§ **Objective**: From the records below, print only the part that opens with the line containing "Generate a LaTeX" and closes with the line containing "(0,0) rectangle (1040,782);"; omit the pictures.

§ **Records for the exercise**:
================
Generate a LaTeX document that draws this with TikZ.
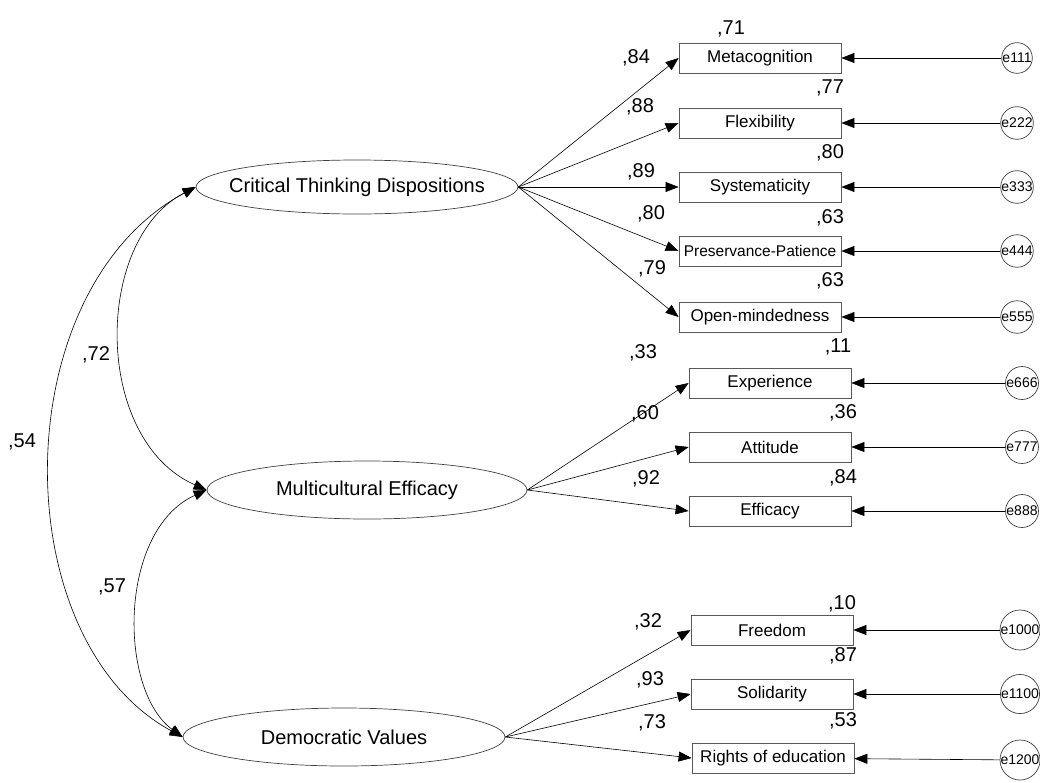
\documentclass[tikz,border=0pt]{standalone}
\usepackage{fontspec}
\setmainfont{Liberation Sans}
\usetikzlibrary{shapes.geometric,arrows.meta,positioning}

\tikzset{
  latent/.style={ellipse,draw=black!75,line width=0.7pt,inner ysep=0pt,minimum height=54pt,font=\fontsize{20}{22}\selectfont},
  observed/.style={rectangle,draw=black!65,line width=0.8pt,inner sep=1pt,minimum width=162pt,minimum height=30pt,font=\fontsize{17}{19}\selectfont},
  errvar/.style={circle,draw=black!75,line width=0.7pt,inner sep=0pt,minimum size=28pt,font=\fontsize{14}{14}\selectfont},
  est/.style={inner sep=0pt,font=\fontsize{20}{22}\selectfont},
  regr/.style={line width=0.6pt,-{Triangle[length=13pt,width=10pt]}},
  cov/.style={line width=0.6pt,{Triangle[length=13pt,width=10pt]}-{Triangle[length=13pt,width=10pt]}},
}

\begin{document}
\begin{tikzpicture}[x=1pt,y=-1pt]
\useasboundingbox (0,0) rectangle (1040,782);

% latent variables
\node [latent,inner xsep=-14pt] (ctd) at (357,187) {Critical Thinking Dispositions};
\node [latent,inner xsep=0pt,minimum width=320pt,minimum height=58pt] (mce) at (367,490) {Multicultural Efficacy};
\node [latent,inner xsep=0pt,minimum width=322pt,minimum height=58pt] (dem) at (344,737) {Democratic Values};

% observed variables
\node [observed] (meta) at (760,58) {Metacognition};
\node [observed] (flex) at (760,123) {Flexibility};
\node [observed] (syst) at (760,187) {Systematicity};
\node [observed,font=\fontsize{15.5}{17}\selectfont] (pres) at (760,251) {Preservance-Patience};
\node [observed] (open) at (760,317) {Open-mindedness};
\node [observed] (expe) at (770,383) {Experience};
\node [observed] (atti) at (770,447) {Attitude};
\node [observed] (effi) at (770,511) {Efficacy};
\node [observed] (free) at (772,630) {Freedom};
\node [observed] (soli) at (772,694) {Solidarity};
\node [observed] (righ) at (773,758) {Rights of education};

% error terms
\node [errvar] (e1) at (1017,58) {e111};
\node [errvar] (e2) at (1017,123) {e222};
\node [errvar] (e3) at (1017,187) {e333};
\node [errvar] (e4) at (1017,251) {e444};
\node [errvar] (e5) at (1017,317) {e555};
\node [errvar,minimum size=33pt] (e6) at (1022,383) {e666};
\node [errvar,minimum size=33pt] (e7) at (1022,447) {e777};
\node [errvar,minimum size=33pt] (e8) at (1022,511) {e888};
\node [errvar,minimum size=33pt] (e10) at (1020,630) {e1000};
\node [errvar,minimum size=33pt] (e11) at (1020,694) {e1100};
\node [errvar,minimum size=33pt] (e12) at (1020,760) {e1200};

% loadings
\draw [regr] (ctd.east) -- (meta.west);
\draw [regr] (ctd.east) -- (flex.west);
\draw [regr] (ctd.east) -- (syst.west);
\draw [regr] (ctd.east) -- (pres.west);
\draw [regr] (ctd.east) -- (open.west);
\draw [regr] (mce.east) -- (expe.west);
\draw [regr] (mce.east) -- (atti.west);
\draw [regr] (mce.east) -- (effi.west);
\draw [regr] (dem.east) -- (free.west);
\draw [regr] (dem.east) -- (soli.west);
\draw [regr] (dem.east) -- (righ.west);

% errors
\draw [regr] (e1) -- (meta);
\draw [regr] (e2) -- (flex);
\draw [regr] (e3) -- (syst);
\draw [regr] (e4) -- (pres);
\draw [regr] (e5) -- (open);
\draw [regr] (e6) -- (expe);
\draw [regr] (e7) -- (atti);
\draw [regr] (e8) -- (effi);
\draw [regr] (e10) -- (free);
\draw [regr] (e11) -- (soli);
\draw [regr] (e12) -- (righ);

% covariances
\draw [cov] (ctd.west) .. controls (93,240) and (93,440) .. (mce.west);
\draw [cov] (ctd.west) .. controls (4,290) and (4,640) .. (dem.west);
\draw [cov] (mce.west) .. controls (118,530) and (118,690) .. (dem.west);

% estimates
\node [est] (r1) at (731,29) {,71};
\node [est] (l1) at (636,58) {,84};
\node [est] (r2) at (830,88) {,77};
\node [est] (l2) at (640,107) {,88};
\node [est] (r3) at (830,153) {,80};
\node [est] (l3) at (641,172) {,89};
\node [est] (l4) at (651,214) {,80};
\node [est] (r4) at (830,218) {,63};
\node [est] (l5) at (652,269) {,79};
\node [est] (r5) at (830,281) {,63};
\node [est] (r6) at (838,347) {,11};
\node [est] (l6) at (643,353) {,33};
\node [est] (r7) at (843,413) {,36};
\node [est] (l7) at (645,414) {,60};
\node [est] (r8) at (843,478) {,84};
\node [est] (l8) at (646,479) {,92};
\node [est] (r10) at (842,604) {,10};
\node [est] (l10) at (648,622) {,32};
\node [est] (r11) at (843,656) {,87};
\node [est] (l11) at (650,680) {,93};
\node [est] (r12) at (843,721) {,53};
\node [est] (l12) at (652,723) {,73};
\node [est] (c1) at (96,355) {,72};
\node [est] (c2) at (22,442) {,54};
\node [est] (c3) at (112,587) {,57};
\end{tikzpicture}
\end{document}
================
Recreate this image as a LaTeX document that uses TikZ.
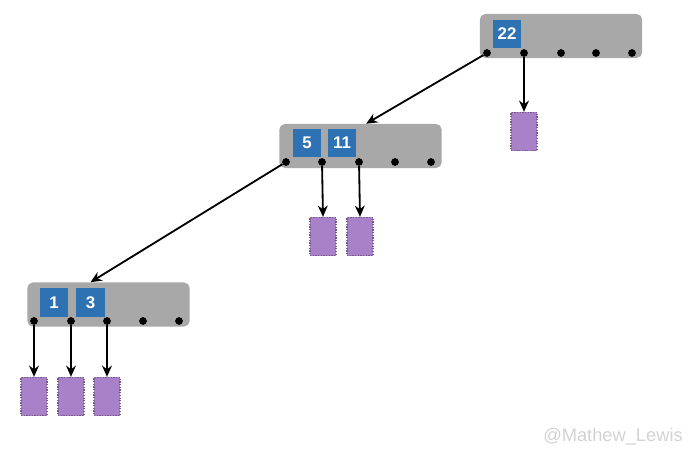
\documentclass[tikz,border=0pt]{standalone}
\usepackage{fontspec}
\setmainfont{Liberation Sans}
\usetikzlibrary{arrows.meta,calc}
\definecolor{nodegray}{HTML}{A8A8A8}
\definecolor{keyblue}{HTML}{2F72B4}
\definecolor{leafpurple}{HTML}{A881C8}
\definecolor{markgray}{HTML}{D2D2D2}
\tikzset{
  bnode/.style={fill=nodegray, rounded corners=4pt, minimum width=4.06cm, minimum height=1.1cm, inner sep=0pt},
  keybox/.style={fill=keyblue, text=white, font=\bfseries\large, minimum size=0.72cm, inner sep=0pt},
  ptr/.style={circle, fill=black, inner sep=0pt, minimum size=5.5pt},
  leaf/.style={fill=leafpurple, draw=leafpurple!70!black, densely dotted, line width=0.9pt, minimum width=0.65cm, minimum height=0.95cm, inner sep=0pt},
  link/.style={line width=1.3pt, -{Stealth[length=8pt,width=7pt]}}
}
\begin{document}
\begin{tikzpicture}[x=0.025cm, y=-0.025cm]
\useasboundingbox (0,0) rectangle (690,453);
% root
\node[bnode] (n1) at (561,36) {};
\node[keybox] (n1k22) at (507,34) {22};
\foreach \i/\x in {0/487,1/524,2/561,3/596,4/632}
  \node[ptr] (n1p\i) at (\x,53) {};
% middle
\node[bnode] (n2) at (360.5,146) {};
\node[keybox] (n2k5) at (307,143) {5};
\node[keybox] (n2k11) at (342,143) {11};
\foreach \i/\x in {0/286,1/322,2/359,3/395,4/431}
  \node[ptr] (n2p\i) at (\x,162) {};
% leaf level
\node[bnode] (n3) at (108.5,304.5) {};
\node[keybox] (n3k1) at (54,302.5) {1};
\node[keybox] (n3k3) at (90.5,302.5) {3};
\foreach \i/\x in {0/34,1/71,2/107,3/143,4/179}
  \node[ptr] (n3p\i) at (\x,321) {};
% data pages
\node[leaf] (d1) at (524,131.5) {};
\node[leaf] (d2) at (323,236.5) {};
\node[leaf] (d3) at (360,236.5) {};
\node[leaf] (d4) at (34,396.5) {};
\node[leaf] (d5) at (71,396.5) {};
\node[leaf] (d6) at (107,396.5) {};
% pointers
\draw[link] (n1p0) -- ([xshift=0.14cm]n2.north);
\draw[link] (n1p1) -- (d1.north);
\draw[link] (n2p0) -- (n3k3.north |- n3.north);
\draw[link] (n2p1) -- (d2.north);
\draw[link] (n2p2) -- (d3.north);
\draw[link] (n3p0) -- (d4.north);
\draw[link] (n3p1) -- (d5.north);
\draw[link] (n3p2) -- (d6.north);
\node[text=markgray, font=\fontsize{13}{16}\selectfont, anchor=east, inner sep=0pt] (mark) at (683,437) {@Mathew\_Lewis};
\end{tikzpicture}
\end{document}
================
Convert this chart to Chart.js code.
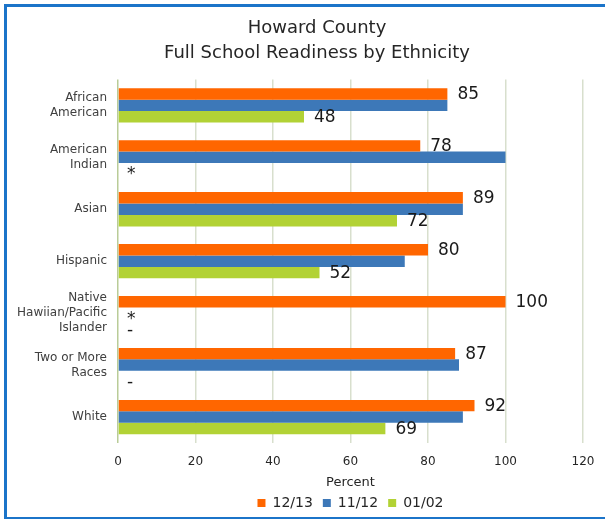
================
§ **Written response**:
Generate a LaTeX document that draws this with TikZ.
\documentclass[tikz,border=0pt]{standalone}
\usepackage{fontspec}
\setmainfont{Liberation Sans}
\usetikzlibrary{shapes.geometric,arrows.meta,positioning}

\tikzset{
  latent/.style={ellipse,draw=black!75,line width=0.7pt,inner ysep=0pt,minimum height=54pt,font=\fontsize{20}{22}\selectfont},
  observed/.style={rectangle,draw=black!65,line width=0.8pt,inner sep=1pt,minimum width=162pt,minimum height=30pt,font=\fontsize{17}{19}\selectfont},
  errvar/.style={circle,draw=black!75,line width=0.7pt,inner sep=0pt,minimum size=28pt,font=\fontsize{14}{14}\selectfont},
  est/.style={inner sep=0pt,font=\fontsize{20}{22}\selectfont},
  regr/.style={line width=0.6pt,-{Triangle[length=13pt,width=10pt]}},
  cov/.style={line width=0.6pt,{Triangle[length=13pt,width=10pt]}-{Triangle[length=13pt,width=10pt]}},
}

\begin{document}
\begin{tikzpicture}[x=1pt,y=-1pt]
\useasboundingbox (0,0) rectangle (1040,782);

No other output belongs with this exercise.